Yeah, the routine thing. That’s just it: I feel so good about myself when things are going smoothly: i.e, I remember to return library books, I don’t forget my kids events, I pay the bills on time, and I remember to take out the trash. But when all my little routines–notes, lists, checking calendars, etc. start to fade away, and the chaos comes back, I fall into MAJOR funks. Actually, to call it a “funk” is putting it mildly. I really hate this roller-coaster. I just want to be normal! Or– I don’t want my self-esteem dependent on whether or not I’ve fallen off the organizational wagon.
That’s just it: are these mood swings I experience just a symptom of a poorly functioning self-esteem? Do I just feel good about myself when I’m on track, but come crashing down when I’m not? Because, if so–that is TORTURE. That’s basing my worth on something external, and I am routinely setting myself up for failure. However, I’m still not sure if that’s all there is to it. I don’t know if that is it, or if there is something else going on–maybe hormonal? My reactions to perceived hurts, slights, rejections, failures and even criticisms can really be so out of proportion to reality, that I have to wonder what the hell is wrong with me at times. It causes a lot of problems in my marriage–probably MORE than the A.D.H.D symptoms.

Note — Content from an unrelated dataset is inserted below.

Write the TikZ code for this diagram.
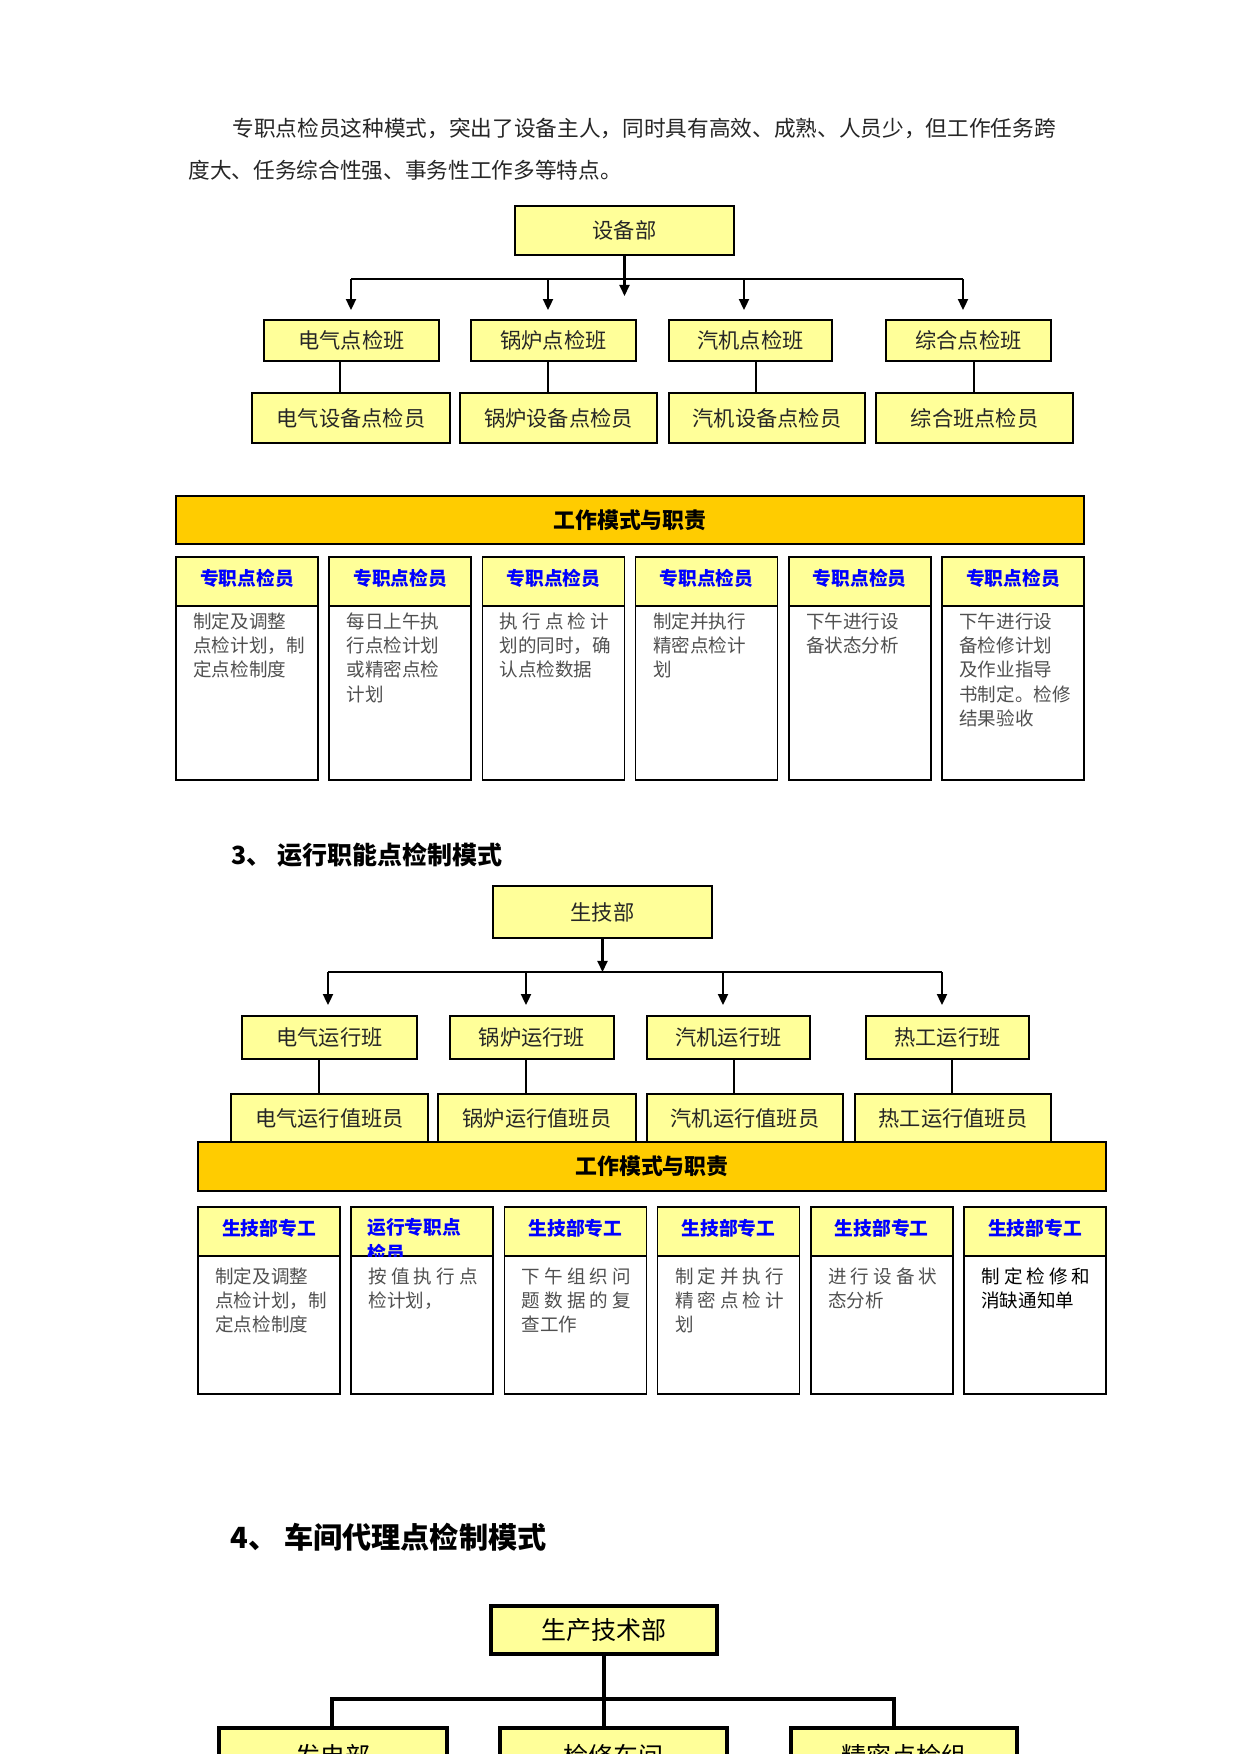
\documentclass[tikz,border=0pt]{standalone}
\usepackage{fontspec}
\setmainfont{Noto Sans CJK SC}
\usepackage{tikz}
\usetikzlibrary{positioning, arrows.meta}

\definecolor{boxyellow}{RGB}{255,255,153}
\definecolor{barorange}{RGB}{255,204,0}
\definecolor{bodygray}{RGB}{80,80,80}
\newcommand{\pxu}{0.48pt}
\newcommand{\spr}[1]{\makebox[52.3pt][s]{#1}}

\tikzset{
  unitbox/.style={draw, fill=boxyellow, line width=.9pt, inner sep=0pt, text=black!85,
    font=\fontsize{10.2pt}{12pt}\selectfont},
  dutybar/.style={draw, fill=barorange, line width=.9pt, inner sep=0pt,
    minimum width=908*\pxu, minimum height=48*\pxu, font=\fontsize{10.5pt}{12pt}\selectfont\bfseries},
  dutyhead/.style={draw, fill=boxyellow, line width=.7pt, inner sep=0pt, text depth=4pt,
    minimum width=142*\pxu, minimum height=49*\pxu, text=blue, font=\fontsize{9pt}{12pt}\selectfont\bfseries},
  dutycell/.style={draw, line width=.7pt, inner sep=0pt, minimum width=142*\pxu},
  dutytext/.style={anchor=north west, inner sep=0pt, align=left, text=bodygray,
    font=\fontsize{8.9pt}{11.7pt}\selectfont},
  heavybox/.style={draw, fill=boxyellow, line width=2.2pt, inner sep=0pt, font=\fontsize{12pt}{14pt}\selectfont},
  heavyline/.style={line width=2pt},
  plaintext/.style={anchor=west, inner sep=0pt, text=black!85},
}

\begin{document}
\begin{tikzpicture}[x=0.48pt, y=-0.48pt, >={Triangle[width=4.8pt,length=5.3pt]}]
  \useasboundingbox (0,0) rectangle (1241,1754);
  \fill[white] (0,0) rectangle (1241,1754);
  \clip (0,0) rectangle (1241,1754);

  % opening text
  \node[plaintext, font=\fontsize{10.4pt}{12pt}\selectfont] (para1) at (232,128)
    {专职点检员这种模式，突出了设备主人，同时具有高效、成熟、人员少，但工作任务跨};
  \node[plaintext, font=\fontsize{10.4pt}{12pt}\selectfont] (para2) at (188,170)
    {度大、任务综合性强、事务性工作多等特点。};

  %% equipment department chart
  \node[unitbox, minimum width=219*\pxu, minimum height=49*\pxu] (eqdept) at (624.5,230.5) {设备部};
  \foreach \i/\x/\w/\t in {1/351.5/175/电气点检班, 2/553.5/165/锅炉点检班,
                           3/750.5/163/汽机点检班, 4/968.5/165/综合点检班}
    \node[unitbox, minimum width=\w*\pxu, minimum height=41*\pxu] (eqcls\i) at (\x,340.5) {\t};
  \foreach \i/\x/\w/\t in {1/351/198/电气设备点检员, 2/558.5/197/锅炉设备点检员,
                           3/767/196/汽机设备点检员, 4/974.5/197/综合班点检员}
    \node[unitbox, minimum width=\w*\pxu, minimum height=50*\pxu] (eqmem\i) at (\x,418) {\t};

  \coordinate (eqbusL) at (351,279);
  \coordinate (eqbusR) at (963,279);
  \coordinate (eqtip) at (624.5,296);
  \draw[line width=.6pt] (eqbusL) -- (eqbusR);
  \draw[->, line width=1pt] (eqdept.south) -- (eqtip);
  \foreach \i/\x in {1/351, 2/548, 3/744, 4/963}
    \draw[->, line width=1pt, shorten >=9*\pxu] (\x,0 |- eqbusL) -- (\x,0 |- eqcls\i.north);
  \foreach \i/\x/\lw in {1/340/.5, 2/548/1.1, 3/756/.8, 4/974/.5}
    \draw[line width=\lw pt] (\x,0 |- eqcls\i.south) -- (\x,0 |- eqmem\i.north);

  % duties, inspectors
  \node[dutybar] (dutyA) at (630,520) {工作模式与职责};
  \foreach \i/\txt in {1/{制定及调整\\点检计划，制\\定点检制度},
                       2/{每日上午执\\行点检计划\\或精密点检\\计划},
                       3/{\spr{执 行 点 检 计}\\划的同时，确\\认点检数据},
                       4/{制定并执行\\精密点检计\\划},
                       5/{下午进行设\\备状态分析},
                       6/{下午进行设\\备检修计划\\及作业指导\\书制定。检修\\结果验收}} {
    \pgfmathsetmacro\xl{176+153.2*(\i-1)}
    \node[dutycell, minimum height=174*\pxu] (bodyA\i) at (\xl+71,693) {};
    \node[dutyhead] (headA\i) at (\xl+71,581.5) {专职点检员};
    \node[dutytext] (textA\i) at (\xl+17,612) {\txt};
  }

  % section 3
  \node[plaintext, text=black, font=\fontsize{12pt}{14pt}\selectfont\bfseries] (sec3) at (231,855)
    {3、 运行职能点检制模式};

  \node[unitbox, minimum width=219*\pxu, minimum height=52*\pxu] (prdept) at (602.5,912) {生技部};
  \foreach \i/\x/\w/\t in {1/329.5/175/电气运行班, 2/532/164/锅炉运行班,
                           3/728.5/163/汽机运行班, 4/947.5/163/热工运行班}
    \node[unitbox, minimum width=\w*\pxu, minimum height=43*\pxu] (prcls\i) at (\x,1037.5) {\t};
  \foreach \i/\x/\w/\t in {1/329.5/197/电气运行值班员, 2/537/198/锅炉运行值班员,
                           3/745/196/汽机运行值班员, 4/953/196/热工运行值班员}
    \node[unitbox, minimum width=\w*\pxu, minimum height=48*\pxu] (prmem\i) at (\x,1118) {\t};

  \coordinate (prbusL) at (328,972);
  \coordinate (prbusR) at (942,972);
  \draw[line width=.6pt] (prbusL) -- (prbusR);
  \draw[->, line width=1pt] (prdept.south) -- (prdept.south |- prbusL);
  \foreach \i/\x in {1/328, 2/526, 3/723, 4/942}
    \draw[->, line width=1pt, shorten >=10*\pxu] (\x,0 |- prbusL) -- (\x,0 |- prcls\i.north);
  \foreach \i/\x/\lw in {1/319/.5, 2/526/1.1, 3/734/1, 4/952/.7}
    \draw[line width=\lw pt] (\x,0 |- prcls\i.south) -- (\x,0 |- prmem\i.north);

  \node[dutybar, minimum height=49*\pxu] (dutyB) at (652,1166.5) {工作模式与职责};
  \foreach \i/\hd/\txt/\tc in {1/生技部专工/{制定及调整\\点检计划，制\\定点检制度}/bodygray,
                               2/{}/{\spr{按 值 执 行 点}\\检计划，}/bodygray,
                               3/生技部专工/{\spr{下 午 组 织 问}\\\spr{题 数 据 的 复}\\查工作}/bodygray,
                               4/生技部专工/{\spr{制 定 并 执 行}\\\spr{精 密 点 检 计}\\划}/bodygray,
                               5/生技部专工/{\spr{进 行 设 备 状}\\态分析}/bodygray,
                               6/生技部专工/{\spr{制 定 检 修 和}\\消缺通知单}/black} {
    \pgfmathsetmacro\xl{198+153.2*(\i-1)}
    \node[dutycell, minimum height=138*\pxu] (bodyB\i) at (\xl+71,1325) {};
    \node[dutyhead] (headB\i) at (\xl+71,1231.5) {\hd};
    \node[dutytext, text=\tc] (textB\i) at (\xl+17,1267) {\txt};
  }
  \begin{scope}
    \clip (headB2.south west) rectangle (headB2.north east);
    \node[dutytext, text=blue, font=\fontsize{9pt}{12.5pt}\selectfont\bfseries] (headB2txt) at (367,1218)
      {运行专职点\\检员};
  \end{scope}

  % section 4
  \node[plaintext, text=black, font=\fontsize{14pt}{16pt}\selectfont\bfseries] (sec4) at (230,1537)
    {4、 车间代理点检制模式};

  \node[heavybox, minimum width=226*\pxu, minimum height=48*\pxu] (techdept) at (604,1630) {生产技术部};
  \foreach \i/\x/\w/\t in {1/333/228/发电部, 2/613.5/227/检修车间, 3/904/226/精密点检组}
    \node[heavybox, minimum width=\w*\pxu, minimum height=56*\pxu] (shop\i) at (\x,1756) {\t};

  \coordinate (tbusL) at (332,1699);
  \coordinate (tbusR) at (894,1699);
  \draw[heavyline] (techdept.south) -- (techdept.south |- tbusL);
  \draw[heavyline, line cap=rect] (tbusL) -- (tbusR);
  \draw[heavyline] (tbusL) -- (tbusL |- shop1.north);
  \draw[heavyline] (techdept.south |- tbusL) -- (techdept.south |- shop2.north);
  \draw[heavyline] (tbusR) -- (tbusR |- shop3.north);
\end{tikzpicture}
\end{document}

For some reason, when it comes to my son, I feel really, really wretched when I realize I’ve forgotten to take him to a friend’s birthday, or an event, or that I am always forgetting it’s pajama day, or finding wrinkled up forms at the bottom of my purse that needed to be signed weeks ago…racking up $175 dollars in fines on HIS library card from losing books. (in my defense, we moved twice in 4 months) Today, I FINALLY remembered to turn in a Hot Lunch form so that he can get hot school lunches twice a week. I found the form at the bottom of my backpack, a week and a half after my son brought it home, wrinkled, creased, dirty, with bits of food stuck to it here and there. I turned it in at the school with my check and placed it on top of a whole pile of perfectly clean, white, tidy, neatly written out forms, and it just felt like a referendum on my worth as a mother. I know, silly. Really silly. However, if I get a few things happening like this over a course of a few days…down I go and it all starts to snowball.
Who cares about tidy white forms anyway? Why do I CARE?